▸ **WHAT IS NEEDED**: Retype all material exactly. Pictures stay out of the copy.

▸ **EXTRACTED INFORMATION**:
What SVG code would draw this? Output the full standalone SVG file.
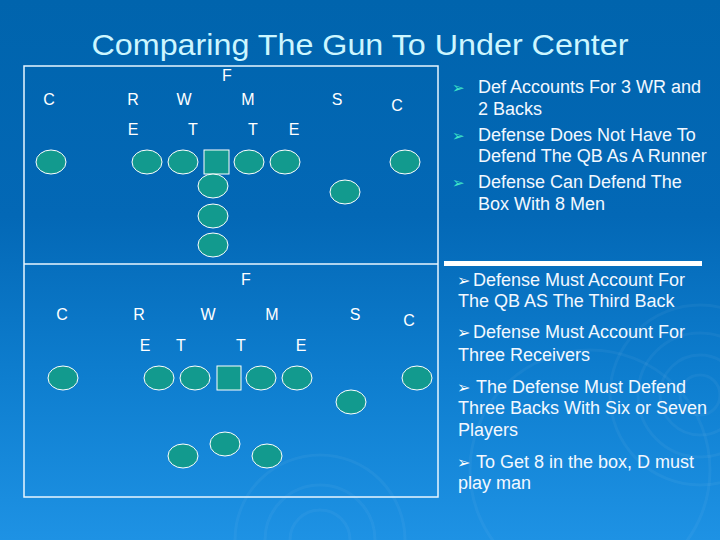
<svg xmlns="http://www.w3.org/2000/svg" width="720" height="540" viewBox="0 0 720 540">
<defs>
<linearGradient id="bg" x1="0" y1="0" x2="0" y2="1">
<stop offset="0" stop-color="#0064AD"/>
<stop offset="0.4" stop-color="#0368B6"/>
<stop offset="0.7" stop-color="#0E7ECF"/>
<stop offset="1" stop-color="#1E92E4"/>
</linearGradient>
<style>
.lbl{font-family:"Liberation Sans",Arial,sans-serif;font-size:16px;fill:#ffffff;text-anchor:middle}
.p{fill:#129A8E;stroke:#ffffff;stroke-width:1}
.txt{font-family:"Liberation Sans",Arial,sans-serif;font-size:18px;fill:#F2F8FF}
.bul1{font-family:"DejaVu Sans",sans-serif;font-size:15px;fill:#3FE6C8}
.bul2{font-family:"DejaVu Sans",sans-serif;font-size:16px;fill:#ffffff}
.ring{fill:none;stroke:#ffffff;stroke-opacity:0.045;stroke-width:3}
</style>
</defs>
<rect width="720" height="540" fill="url(#bg)"/>
<g id="ripples">
<circle class="ring" cx="700" cy="395" r="20"/>
<circle class="ring" cx="700" cy="395" r="40"/>
<circle class="ring" cx="700" cy="395" r="62"/>
<circle class="ring" cx="700" cy="395" r="90"/>
<circle class="ring" cx="320" cy="540" r="30"/>
<circle class="ring" cx="320" cy="540" r="55"/>
<circle class="ring" cx="320" cy="540" r="85"/>
<circle class="ring" cx="590" cy="470" r="120"/>
</g>
<text x="360" y="55" font-family="'Liberation Sans',Arial,sans-serif" font-size="30" fill="#CCF6FF" text-anchor="middle" textLength="537" lengthAdjust="spacingAndGlyphs">Comparing The Gun To Under Center</text>
<g id="frame" fill="none" stroke="#E8F6FF" stroke-width="1.5">
<rect x="24" y="66" width="414" height="431"/>
<line x1="24" y1="264" x2="438" y2="264"/>
</g>
<rect x="444" y="261" width="258" height="5" fill="#ffffff"/>
<g id="top-diagram">
<g id="top-labels">
<text class="lbl" x="227" y="81">F</text>
<text class="lbl" x="49" y="105">C</text>
<text class="lbl" x="133" y="105">R</text>
<text class="lbl" x="184" y="105">W</text>
<text class="lbl" x="248" y="105">M</text>
<text class="lbl" x="337" y="105">S</text>
<text class="lbl" x="397" y="111">C</text>
<text class="lbl" x="133" y="135">E</text>
<text class="lbl" x="193" y="135">T</text>
<text class="lbl" x="253" y="135">T</text>
<text class="lbl" x="294" y="135">E</text>
</g>
<g id="top-players">
<ellipse class="p" cx="51" cy="162" rx="15" ry="12"/>
<ellipse class="p" cx="147" cy="162" rx="15" ry="12"/>
<ellipse class="p" cx="183" cy="162" rx="15" ry="12"/>
<rect class="p" x="204" y="150" width="25" height="24"/>
<ellipse class="p" cx="249" cy="162" rx="15" ry="12"/>
<ellipse class="p" cx="285" cy="162" rx="15" ry="12"/>
<ellipse class="p" cx="405" cy="162" rx="15" ry="12"/>
<ellipse class="p" cx="345" cy="192" rx="15" ry="12"/>
<ellipse class="p" cx="213" cy="186" rx="15" ry="12"/>
<ellipse class="p" cx="213" cy="216" rx="15" ry="12"/>
<ellipse class="p" cx="213" cy="245" rx="15" ry="12"/>
</g>
</g>
<g id="bottom-diagram">
<g id="bottom-labels">
<text class="lbl" x="246" y="285">F</text>
<text class="lbl" x="62" y="320">C</text>
<text class="lbl" x="139" y="320">R</text>
<text class="lbl" x="208" y="320">W</text>
<text class="lbl" x="272" y="320">M</text>
<text class="lbl" x="355" y="320">S</text>
<text class="lbl" x="409" y="326">C</text>
<text class="lbl" x="145" y="351">E</text>
<text class="lbl" x="181" y="351">T</text>
<text class="lbl" x="241" y="351">T</text>
<text class="lbl" x="301" y="351">E</text>
</g>
<g id="bottom-players">
<ellipse class="p" cx="63" cy="378" rx="15" ry="12"/>
<ellipse class="p" cx="159" cy="378" rx="15" ry="12"/>
<ellipse class="p" cx="195" cy="378" rx="15" ry="12"/>
<rect class="p" x="217" y="366" width="24" height="24"/>
<ellipse class="p" cx="261" cy="378" rx="15" ry="12"/>
<ellipse class="p" cx="297" cy="378" rx="15" ry="12"/>
<ellipse class="p" cx="417" cy="378" rx="15" ry="12"/>
<ellipse class="p" cx="351" cy="402" rx="15" ry="12"/>
<ellipse class="p" cx="183" cy="456" rx="15" ry="12"/>
<ellipse class="p" cx="225" cy="444" rx="15" ry="12"/>
<ellipse class="p" cx="267" cy="456" rx="15" ry="12"/>
</g>
</g>
<g id="top-notes">
<text class="bul1" x="452" y="93">➢</text>
<text class="txt" x="478" y="93">Def Accounts For 3 WR and</text>
<text class="txt" x="478" y="115">2 Backs</text>
<text class="bul1" x="452" y="141">➢</text>
<text class="txt" x="478" y="141">Defense Does Not Have To</text>
<text class="txt" x="478" y="162">Defend The QB As A Runner</text>
<text class="bul1" x="452" y="188">➢</text>
<text class="txt" x="478" y="188">Defense Can Defend The</text>
<text class="txt" x="478" y="210">Box With 8 Men</text>
</g>
<g id="bottom-notes">
<text class="bul2" x="457" y="286">➢</text>
<text class="txt" x="473" y="286">Defense Must Account For</text>
<text class="txt" x="458" y="307">The QB AS The Third Back</text>
<text class="bul2" x="457" y="338">➢</text>
<text class="txt" x="473" y="338">Defense Must Account For</text>
<text class="txt" x="458" y="361">Three Receivers</text>
<text class="bul2" x="457" y="393">➢</text>
<text class="txt" x="476" y="393">The Defense Must Defend</text>
<text class="txt" x="458" y="414">Three Backs With Six or Seven</text>
<text class="txt" x="458" y="436">Players</text>
<text class="bul2" x="457" y="468">➢</text>
<text class="txt" x="476" y="468">To Get 8 in the box, D must</text>
<text class="txt" x="458" y="489">play man</text>
</g>
</svg>
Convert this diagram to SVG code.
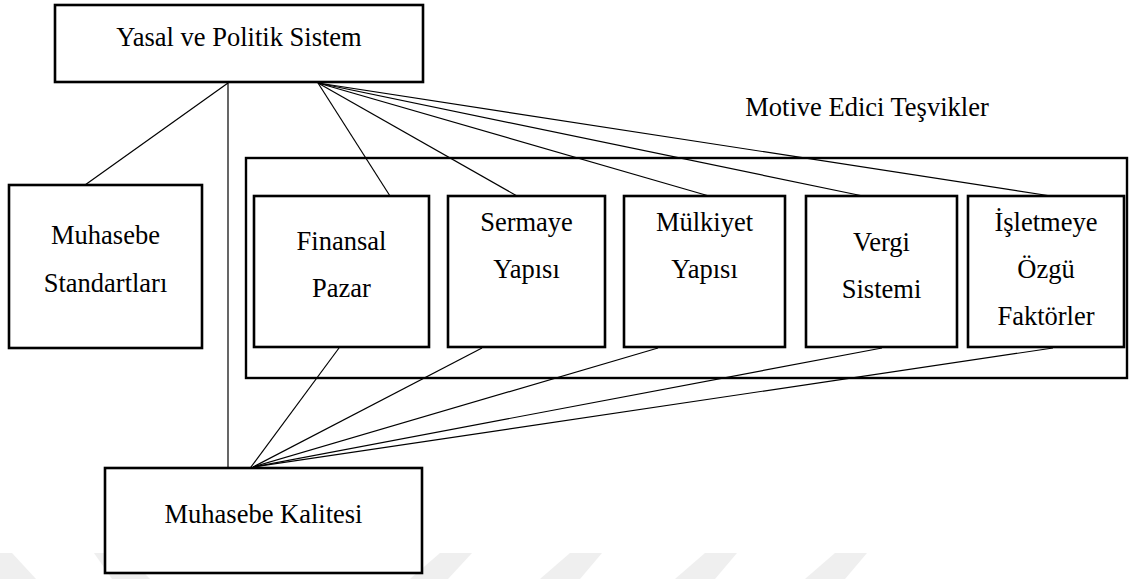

▸ **OUTPUT**:
What SVG code would draw this? Output the full standalone SVG file.
<svg xmlns="http://www.w3.org/2000/svg" width="720" height="540" viewBox="0 0 720 540">
<defs>
<linearGradient id="bg" x1="0" y1="0" x2="0" y2="1">
<stop offset="0" stop-color="#0064AD"/>
<stop offset="0.4" stop-color="#0368B6"/>
<stop offset="0.7" stop-color="#0E7ECF"/>
<stop offset="1" stop-color="#1E92E4"/>
</linearGradient>
<style>
.lbl{font-family:"Liberation Sans",Arial,sans-serif;font-size:16px;fill:#ffffff;text-anchor:middle}
.p{fill:#129A8E;stroke:#ffffff;stroke-width:1}
.txt{font-family:"Liberation Sans",Arial,sans-serif;font-size:18px;fill:#F2F8FF}
.bul1{font-family:"DejaVu Sans",sans-serif;font-size:15px;fill:#3FE6C8}
.bul2{font-family:"DejaVu Sans",sans-serif;font-size:16px;fill:#ffffff}
.ring{fill:none;stroke:#ffffff;stroke-opacity:0.045;stroke-width:3}
</style>
</defs>
<rect width="720" height="540" fill="url(#bg)"/>
<g id="ripples">
<circle class="ring" cx="700" cy="395" r="20"/>
<circle class="ring" cx="700" cy="395" r="40"/>
<circle class="ring" cx="700" cy="395" r="62"/>
<circle class="ring" cx="700" cy="395" r="90"/>
<circle class="ring" cx="320" cy="540" r="30"/>
<circle class="ring" cx="320" cy="540" r="55"/>
<circle class="ring" cx="320" cy="540" r="85"/>
<circle class="ring" cx="590" cy="470" r="120"/>
</g>
<text x="360" y="55" font-family="'Liberation Sans',Arial,sans-serif" font-size="30" fill="#CCF6FF" text-anchor="middle" textLength="537" lengthAdjust="spacingAndGlyphs">Comparing The Gun To Under Center</text>
<g id="frame" fill="none" stroke="#E8F6FF" stroke-width="1.5">
<rect x="24" y="66" width="414" height="431"/>
<line x1="24" y1="264" x2="438" y2="264"/>
</g>
<rect x="444" y="261" width="258" height="5" fill="#ffffff"/>
<g id="top-diagram">
<g id="top-labels">
<text class="lbl" x="227" y="81">F</text>
<text class="lbl" x="49" y="105">C</text>
<text class="lbl" x="133" y="105">R</text>
<text class="lbl" x="184" y="105">W</text>
<text class="lbl" x="248" y="105">M</text>
<text class="lbl" x="337" y="105">S</text>
<text class="lbl" x="397" y="111">C</text>
<text class="lbl" x="133" y="135">E</text>
<text class="lbl" x="193" y="135">T</text>
<text class="lbl" x="253" y="135">T</text>
<text class="lbl" x="294" y="135">E</text>
</g>
<g id="top-players">
<ellipse class="p" cx="51" cy="162" rx="15" ry="12"/>
<ellipse class="p" cx="147" cy="162" rx="15" ry="12"/>
<ellipse class="p" cx="183" cy="162" rx="15" ry="12"/>
<rect class="p" x="204" y="150" width="25" height="24"/>
<ellipse class="p" cx="249" cy="162" rx="15" ry="12"/>
<ellipse class="p" cx="285" cy="162" rx="15" ry="12"/>
<ellipse class="p" cx="405" cy="162" rx="15" ry="12"/>
<ellipse class="p" cx="345" cy="192" rx="15" ry="12"/>
<ellipse class="p" cx="213" cy="186" rx="15" ry="12"/>
<ellipse class="p" cx="213" cy="216" rx="15" ry="12"/>
<ellipse class="p" cx="213" cy="245" rx="15" ry="12"/>
</g>
</g>
<g id="bottom-diagram">
<g id="bottom-labels">
<text class="lbl" x="246" y="285">F</text>
<text class="lbl" x="62" y="320">C</text>
<text class="lbl" x="139" y="320">R</text>
<text class="lbl" x="208" y="320">W</text>
<text class="lbl" x="272" y="320">M</text>
<text class="lbl" x="355" y="320">S</text>
<text class="lbl" x="409" y="326">C</text>
<text class="lbl" x="145" y="351">E</text>
<text class="lbl" x="181" y="351">T</text>
<text class="lbl" x="241" y="351">T</text>
<text class="lbl" x="301" y="351">E</text>
</g>
<g id="bottom-players">
<ellipse class="p" cx="63" cy="378" rx="15" ry="12"/>
<ellipse class="p" cx="159" cy="378" rx="15" ry="12"/>
<ellipse class="p" cx="195" cy="378" rx="15" ry="12"/>
<rect class="p" x="217" y="366" width="24" height="24"/>
<ellipse class="p" cx="261" cy="378" rx="15" ry="12"/>
<ellipse class="p" cx="297" cy="378" rx="15" ry="12"/>
<ellipse class="p" cx="417" cy="378" rx="15" ry="12"/>
<ellipse class="p" cx="351" cy="402" rx="15" ry="12"/>
<ellipse class="p" cx="183" cy="456" rx="15" ry="12"/>
<ellipse class="p" cx="225" cy="444" rx="15" ry="12"/>
<ellipse class="p" cx="267" cy="456" rx="15" ry="12"/>
</g>
</g>
<g id="top-notes">
<text class="bul1" x="452" y="93">➢</text>
<text class="txt" x="478" y="93">Def Accounts For 3 WR and</text>
<text class="txt" x="478" y="115">2 Backs</text>
<text class="bul1" x="452" y="141">➢</text>
<text class="txt" x="478" y="141">Defense Does Not Have To</text>
<text class="txt" x="478" y="162">Defend The QB As A Runner</text>
<text class="bul1" x="452" y="188">➢</text>
<text class="txt" x="478" y="188">Defense Can Defend The</text>
<text class="txt" x="478" y="210">Box With 8 Men</text>
</g>
<g id="bottom-notes">
<text class="bul2" x="457" y="286">➢</text>
<text class="txt" x="473" y="286">Defense Must Account For</text>
<text class="txt" x="458" y="307">The QB AS The Third Back</text>
<text class="bul2" x="457" y="338">➢</text>
<text class="txt" x="473" y="338">Defense Must Account For</text>
<text class="txt" x="458" y="361">Three Receivers</text>
<text class="bul2" x="457" y="393">➢</text>
<text class="txt" x="476" y="393">The Defense Must Defend</text>
<text class="txt" x="458" y="414">Three Backs With Six or Seven</text>
<text class="txt" x="458" y="436">Players</text>
<text class="bul2" x="457" y="468">➢</text>
<text class="txt" x="476" y="468">To Get 8 in the box, D must</text>
<text class="txt" x="458" y="489">play man</text>
</g>
</svg>
Convert this diagram to SVG code.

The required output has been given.